In March 2013 a stretch limousine caught fire just off a bridge in the San Francisco area. Four women and the driver escaped through the driver’s area, but five other women were trapped in the locked rear passenger compartment and died of smoke inhalation.
The California Highway Patrol fielded several 911 telephone calls from witnesses and one of their officers. Investigators said the fire was accidentally touched off by a failure of the car’s suspension system.
Five women who were killed Saturday evening after the stretch limousine they were riding to a bridal party burst into flames on a bridge over the San Francisco Bay tried to escape the inferno through the vehicle’s narrow partition, according to the driver.
Orville Brown, 46, sounded shaken as he described the horrific episode Brown said he heard commotion in the rear of the vehicle and thought one of the nine female passengers was asking him to pull over on the shoulder of the San Mateo-Hayward Bridge so she could smoke a cigarette.
But Brown quickly realized that the woman was crying out for help as a fast-moving blaze and thick plumes of smoke engulfed the back half of the limousine.
“She said, ‘Smoke, smoke, smoke, smoke! Pull over, pull over, pull over, pull over!”
The women frantically tried to squeeze through the narrow partition behind the driver’s seat, according to Brown. “We were all in shock,” Brown said. “Scared, crying, frustrated."
Brown told the station that he managed to wrench three of the women through the divider, although the San Mateo County Coroner's Office said only one woman made it through the partition.
"My understanding is that three passengers got out the side back door on the driver's side and one made it out the passenger compartment window successfully to the driver's compartment," San Mateo Coroner Robert Foucrault told reporters.
Foucrault said the harrowing episode is one of the most tragic he has encountered.
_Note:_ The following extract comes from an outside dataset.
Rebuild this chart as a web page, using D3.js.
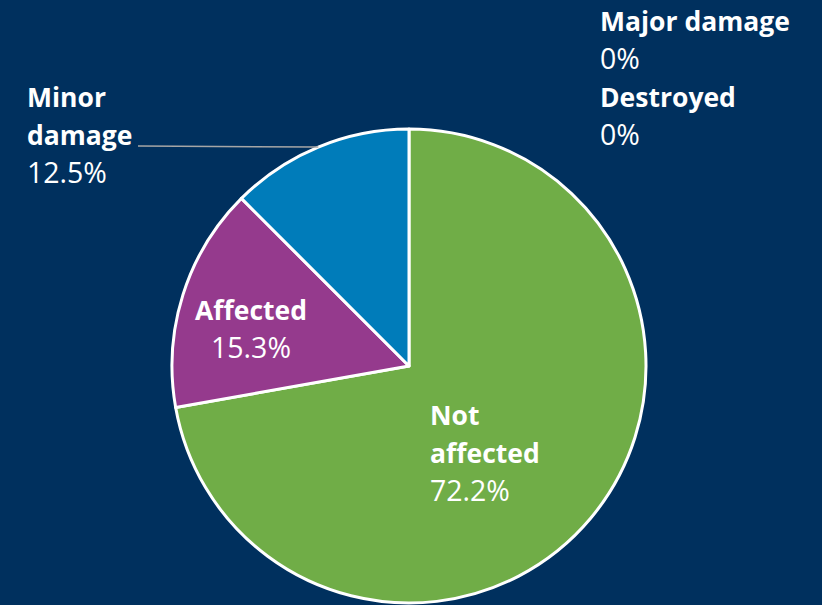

"It's one of the worst fatalities that I've witnessed in the years I've been at this office," Foucrault told the station. "It's just the sheer realization that these people were trying to escape from inside the vehicle."
The five women who died in the blaze were discovered huddled near the front of the passengers' area, suggesting they had tried to escape through the partition, Foucrault said. They were “probably killed by the fire,” but the cause of death was not immediately confirmed, according to California Highway Patrol Officer Art Montiel.
Among those who perished was Neriza Fojas, 31, for whom the bridal shower was being thrown, according to NBCBayArea.com. Fojas was recently married in the United States but was planning to travel to her native Philippines to hold a ceremony in front of family next month. Eight of the women in the car were internationally sponsored nurses working in Oakland.
The four survivors sustained injuries including burns or smoke inhalation, Montiel said Sunday.
Authorities said the limo picked the women up in Oakland and was heading to the Crown Plaza Hotel when the vehicle erupted in flames. The CHP said the fire was first reported around 10 p.m. local time (1 a.m. ET) in the third lane of westbound state Highway 92.
The westbound lanes of the bridge, which connects San Mateo and Alameda counties, about 20 miles southeast of San Francisco, were closed for several hours Saturday night.
The California Highway Patrol announced Monday that the limousine was authorized to carry just "eight passengers or less" -- not nine. Investigators added that Brown was properly licensed to operate the vehicle. he thought "a limo could hold more than that, to be honest with you," and added, "I don't make the rules I'm just a driver."
Capt. Mike Maskarich told reporters that investigators are working to ascertain if any criminal wrongdoing occurred.
Investigators do not believe the fire resulted from a collision and will be looking into previous inspections to see if the limo had any prior issues.
LimoStop, Inc., the owner of the limo, said in a statement: "We are deeply saddened by the tragedy last night involving the young women, five of whom lost their lives in the limousine fire on the San Mateo Bridge."